• Collected data:
——————

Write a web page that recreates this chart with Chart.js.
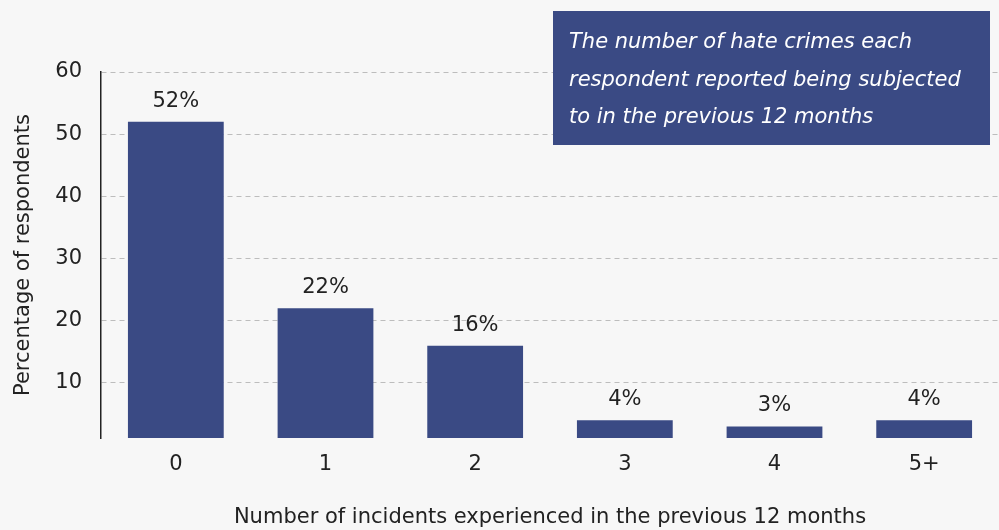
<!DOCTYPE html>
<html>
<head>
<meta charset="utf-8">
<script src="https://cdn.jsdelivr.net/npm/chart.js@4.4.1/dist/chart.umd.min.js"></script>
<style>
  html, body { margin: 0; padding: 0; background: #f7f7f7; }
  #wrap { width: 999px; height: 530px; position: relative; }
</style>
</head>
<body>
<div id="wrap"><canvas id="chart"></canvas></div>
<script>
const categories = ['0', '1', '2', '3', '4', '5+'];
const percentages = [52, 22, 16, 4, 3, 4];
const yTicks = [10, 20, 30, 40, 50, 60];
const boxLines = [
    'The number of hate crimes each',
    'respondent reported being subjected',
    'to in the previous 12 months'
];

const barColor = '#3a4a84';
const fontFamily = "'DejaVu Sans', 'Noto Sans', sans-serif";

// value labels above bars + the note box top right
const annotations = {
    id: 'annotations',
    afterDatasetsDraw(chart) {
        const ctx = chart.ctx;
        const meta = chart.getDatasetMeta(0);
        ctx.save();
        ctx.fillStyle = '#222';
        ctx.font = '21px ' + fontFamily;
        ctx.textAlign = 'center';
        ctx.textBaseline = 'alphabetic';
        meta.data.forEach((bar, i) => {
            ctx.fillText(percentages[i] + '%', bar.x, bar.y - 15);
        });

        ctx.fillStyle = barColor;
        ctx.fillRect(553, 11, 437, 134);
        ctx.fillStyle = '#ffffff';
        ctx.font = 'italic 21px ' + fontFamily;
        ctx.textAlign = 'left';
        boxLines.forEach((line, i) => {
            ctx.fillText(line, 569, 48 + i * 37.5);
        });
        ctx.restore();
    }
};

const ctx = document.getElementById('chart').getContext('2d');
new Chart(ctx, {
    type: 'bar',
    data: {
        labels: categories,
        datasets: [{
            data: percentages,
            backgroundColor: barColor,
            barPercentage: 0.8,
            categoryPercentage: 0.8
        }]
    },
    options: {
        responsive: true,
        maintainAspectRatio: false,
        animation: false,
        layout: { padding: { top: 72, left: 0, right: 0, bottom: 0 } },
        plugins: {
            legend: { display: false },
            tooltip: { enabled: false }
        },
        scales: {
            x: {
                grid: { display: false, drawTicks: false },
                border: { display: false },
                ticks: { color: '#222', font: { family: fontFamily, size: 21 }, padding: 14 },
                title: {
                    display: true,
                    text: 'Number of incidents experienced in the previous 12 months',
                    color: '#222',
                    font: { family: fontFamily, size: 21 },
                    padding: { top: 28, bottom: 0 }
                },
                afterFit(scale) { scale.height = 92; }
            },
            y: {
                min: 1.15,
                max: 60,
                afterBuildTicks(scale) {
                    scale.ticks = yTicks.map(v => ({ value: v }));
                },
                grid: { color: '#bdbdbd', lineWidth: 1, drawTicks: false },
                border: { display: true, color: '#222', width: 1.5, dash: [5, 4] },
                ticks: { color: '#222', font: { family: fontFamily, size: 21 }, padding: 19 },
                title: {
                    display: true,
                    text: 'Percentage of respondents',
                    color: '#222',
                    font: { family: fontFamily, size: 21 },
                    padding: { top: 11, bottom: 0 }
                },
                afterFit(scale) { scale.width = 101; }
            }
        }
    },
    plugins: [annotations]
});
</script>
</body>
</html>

——————

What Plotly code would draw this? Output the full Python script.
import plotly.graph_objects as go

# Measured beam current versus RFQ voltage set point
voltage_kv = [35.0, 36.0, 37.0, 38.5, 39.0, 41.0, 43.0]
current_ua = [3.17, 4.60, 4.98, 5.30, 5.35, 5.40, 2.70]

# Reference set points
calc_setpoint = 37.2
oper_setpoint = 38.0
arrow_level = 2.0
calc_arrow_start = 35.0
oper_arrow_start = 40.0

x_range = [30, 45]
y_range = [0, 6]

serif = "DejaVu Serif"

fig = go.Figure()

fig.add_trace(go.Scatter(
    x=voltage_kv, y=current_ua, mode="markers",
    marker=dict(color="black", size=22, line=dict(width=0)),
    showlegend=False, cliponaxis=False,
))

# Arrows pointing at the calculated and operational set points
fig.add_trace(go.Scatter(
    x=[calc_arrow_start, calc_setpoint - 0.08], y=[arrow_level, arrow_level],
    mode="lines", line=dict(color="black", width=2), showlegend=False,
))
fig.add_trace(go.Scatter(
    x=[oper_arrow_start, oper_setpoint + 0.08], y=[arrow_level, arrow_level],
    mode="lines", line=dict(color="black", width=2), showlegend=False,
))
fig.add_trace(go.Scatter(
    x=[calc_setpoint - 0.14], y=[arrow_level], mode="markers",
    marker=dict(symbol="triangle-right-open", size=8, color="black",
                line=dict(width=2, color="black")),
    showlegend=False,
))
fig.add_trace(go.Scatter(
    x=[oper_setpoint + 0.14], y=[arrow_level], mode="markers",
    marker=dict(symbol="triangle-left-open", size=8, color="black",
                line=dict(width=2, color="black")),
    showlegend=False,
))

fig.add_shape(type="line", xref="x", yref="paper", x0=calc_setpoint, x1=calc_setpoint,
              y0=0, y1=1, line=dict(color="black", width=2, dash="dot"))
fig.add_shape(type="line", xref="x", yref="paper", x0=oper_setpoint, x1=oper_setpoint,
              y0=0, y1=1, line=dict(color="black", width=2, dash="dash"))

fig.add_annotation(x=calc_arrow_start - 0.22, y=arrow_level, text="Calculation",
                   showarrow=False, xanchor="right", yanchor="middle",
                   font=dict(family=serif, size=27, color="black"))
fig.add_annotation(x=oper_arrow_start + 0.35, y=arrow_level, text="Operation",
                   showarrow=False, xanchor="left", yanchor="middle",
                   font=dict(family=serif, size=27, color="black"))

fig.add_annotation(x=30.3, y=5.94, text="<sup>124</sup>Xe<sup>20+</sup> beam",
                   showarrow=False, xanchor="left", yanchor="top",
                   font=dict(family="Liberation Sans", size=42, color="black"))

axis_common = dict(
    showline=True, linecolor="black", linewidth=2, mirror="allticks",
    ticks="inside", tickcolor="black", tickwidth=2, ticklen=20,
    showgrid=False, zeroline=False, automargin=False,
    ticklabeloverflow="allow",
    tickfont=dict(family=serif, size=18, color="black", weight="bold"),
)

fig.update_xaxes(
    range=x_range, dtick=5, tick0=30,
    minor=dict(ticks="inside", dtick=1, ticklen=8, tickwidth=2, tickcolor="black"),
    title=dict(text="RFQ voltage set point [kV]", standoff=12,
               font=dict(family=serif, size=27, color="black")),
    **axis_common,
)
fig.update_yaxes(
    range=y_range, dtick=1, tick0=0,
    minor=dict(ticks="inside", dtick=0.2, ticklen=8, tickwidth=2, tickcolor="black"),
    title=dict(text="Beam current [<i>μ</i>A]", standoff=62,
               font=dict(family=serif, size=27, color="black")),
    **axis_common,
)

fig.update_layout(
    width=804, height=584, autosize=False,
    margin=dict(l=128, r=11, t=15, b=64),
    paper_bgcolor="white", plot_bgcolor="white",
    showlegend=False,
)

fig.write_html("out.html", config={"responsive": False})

——————

• DIRECTIONS: Reproduce the lines exactly, from the line that contains "What Plotly code" through the line that contains "current_ua = [3.17, 4.60, 4.98, 5.30, 5.35, 5.40, 2.70]", and nothing more.

• EXERCISE ANSWER:
What Plotly code would draw this? Output the full Python script.
import plotly.graph_objects as go

# Measured beam current versus RFQ voltage set point
voltage_kv = [35.0, 36.0, 37.0, 38.5, 39.0, 41.0, 43.0]
current_ua = [3.17, 4.60, 4.98, 5.30, 5.35, 5.40, 2.70]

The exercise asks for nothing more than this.